If your offer cannot standalone without an add-on or upsell, it’s time to revisit and refine your offer, increase the price or explore more robust messaging that reveals its worth and necessity.
03. Put forward your best social proof
People are social creatures and when it comes to creating high converting sales pages, social proof is a powerful way to mimic the nature of referrals and recommendations. It allows your dream client to see themselves in the shoes of those who’ve already experienced success. Strong social proof includes client reviews, testimonials, DM screenshots, feedback, endorsements and case studies.
04. Scannable design = a sales page that converts
Only 16% of web visitors will read everything on your sales page – it’s simply the nature of contemporary consumption and shopping habits. Rather than being scared of this statistic, we’ve embraced it and encourage entrepreneurs to focus on strategic design and strong messaging.
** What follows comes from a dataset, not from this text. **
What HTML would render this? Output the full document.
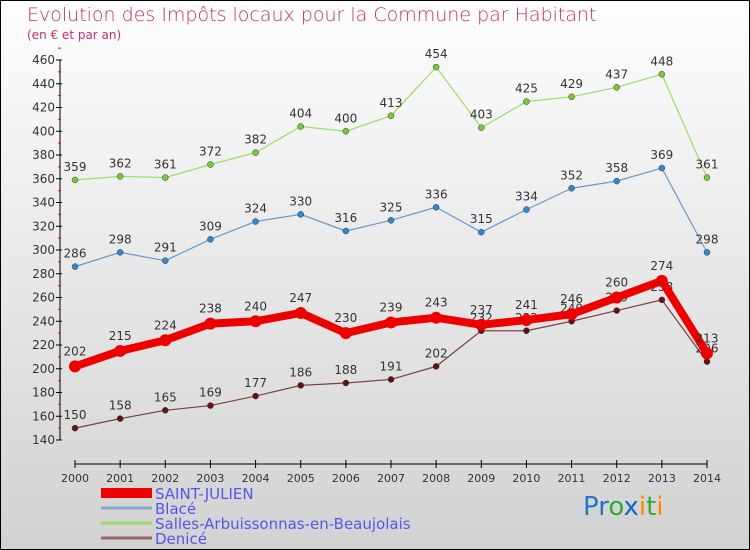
<!DOCTYPE html>
<html><head><meta charset="utf-8"><style>
body{margin:0}
#c{width:750px;height:550px;position:relative;overflow:hidden;box-sizing:border-box;border:1px solid #000;background:linear-gradient(#fefefe,#d2d2d2);font-family:"DejaVu Sans","Liberation Sans",sans-serif}
.t{position:absolute;color:#c0306a;margin:0}
</style></head><body>
<div id="c">
<div class="t" style="left:26px;top:3px;font-size:19px;font-weight:300">Evolution des Impôts locaux pour la Commune par Habitant</div>
<div class="t" style="left:26px;top:27px;font-size:12px">(en € et par an)</div>
<svg id="s" width="750" height="550" style="position:absolute;left:-1px;top:-1px"></svg>
</div>
<script>
const years=[2000,2001,2002,2003,2004,2005,2006,2007,2008,2009,2010,2011,2012,2013,2014];
const saint=[202,215,224,238,240,247,230,239,243,237,241,246,260,274,213];
const blace=[286,298,291,309,324,330,316,325,336,315,334,352,358,369,298];
const salles=[359,362,361,372,382,404,400,413,454,403,425,429,437,448,361];
const denice=[150,158,165,169,177,186,188,191,202,232,232,240,249,258,206];
const yTicks=[140,160,180,200,220,240,260,280,300,320,340,360,380,400,420,440,460];
const seriesNames=["SAINT-JULIEN","Blacé","Salles-Arbuissonnas-en-Beaujolais","Denicé"];
const NS="http://www.w3.org/2000/svg",s=document.getElementById('s');
const X=i=>75+i*(707-75)/(years.length-1);
const Y=v=>440-(v-140)*380/320;
function el(t,a,p){const e=document.createElementNS(NS,t);for(const k in a)e.setAttribute(k,a[k]);(p||s).appendChild(e);return e;}
let ax=el('line',{x1:60,y1:Y(460),x2:60,y2:Y(140),stroke:'#000'});


yTicks.forEach(v=>{
 el('line',{x1:56,x2:62,y1:Y(v),y2:Y(v),stroke:'#000'});
 el('line',{x1:58,x2:61,y1:Y(v+10),y2:Y(v+10),stroke:'#e00'});
 const t=el('text',{x:55,y:Y(v)+4,'text-anchor':'end','font-size':12,fill:'#333'});t.textContent=v;
 
 
});
let xa=el('line',{x1:75,y1:464,x2:707,y2:464,stroke:'#000'});


years.forEach((y,i)=>{
 el('line',{x1:X(i),x2:X(i),y1:460,y2:468,stroke:'#000'});
 const t=el('text',{x:X(i),y:482,'text-anchor':'middle','font-size':11,fill:'#333'});t.textContent=y;
 
 
});
function series(d,color,w,r,dot,name,dy){
 const g=el('g',{});
 
 
 el('polyline',{points:d.map((v,i)=>X(i)+','+Y(v)).join(' '),fill:'none',stroke:color,'stroke-width':w,'stroke-linejoin':'round'},g);
 d.forEach((v,i)=>{
  const c=el('circle',{cx:X(i),cy:Y(v),r:r,fill:dot,stroke:'#333','stroke-width':w>3?0:0.5},g);
  
  
  const t=el('text',{x:X(i),y:Y(v)+dy,'text-anchor':'middle','font-size':12,fill:'#333'},g);t.textContent=v;
  
  
 });
}
series(salles,'#99dd66',1.2,3,'#77cc33','series-salles',-9);
series(blace,'#6699cc',1.2,3,'#3388cc','series-blace',-9);
series(denice,'#804040',1.2,3,'#661111','series-denice',-9);
series(saint,'#ee0000',8,6,'#ee0000','series-saint-julien',-11);
const lc=['#ee0000','#88aacc','#99dd66','#996666'],lw=[10,3,3,3];
seriesNames.forEach((n,i)=>{
 const y=493+i*15;
 const g=el('g',{});
 
 
 el('line',{x1:101,x2:152,y1:y,y2:y,stroke:lc[i],'stroke-width':lw[i]},g);
 const t=el('text',{x:155,y:y+6,'font-size':15,fill:'#5555ee'},g);t.textContent=n;
});
const lg=el('text',{x:583,y:515,'font-size':26,'font-family':'DejaVu Sans, sans-serif'});


[['Pr','#2277cc'],['o','#33aa33'],['x','#1166cc'],['i','#ff8800'],['t','#33aa33'],['i','#ff8800']].forEach(([c,f])=>{el('tspan',{fill:f},lg).textContent=c;});
</script>
</body></html>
It’s the difference between creating high converting sales pages and one that flops.
After all, it’s not enough to create a pretty sales page. Visitors need to be able to scan and skim the design, read headers and feel supported by layered CTAs – all the while feeling satisfied that the remaining paragraph content is worth their time to consume. Once you’ve achieved this careful balance, you’ll have a sales page that converts.
05. Provide reassurance before there’s a chance to become nervous
Objection handling is about addressing concerns or hesitations surrounding a purchase. When creating a sales page, there’s no dialogue (unlike face to face sales). This means your content must preempt any roadblocks and address them with empathy, compassion and genuine understanding.
In terms of creating a sales page that converts, your solution must be presented in a way that feels trustworthy and tailored – not designed and written for the masses. And the only way to achieve is, is to spend plenty of time developing a crystal-clear promise and a well-rounded offer.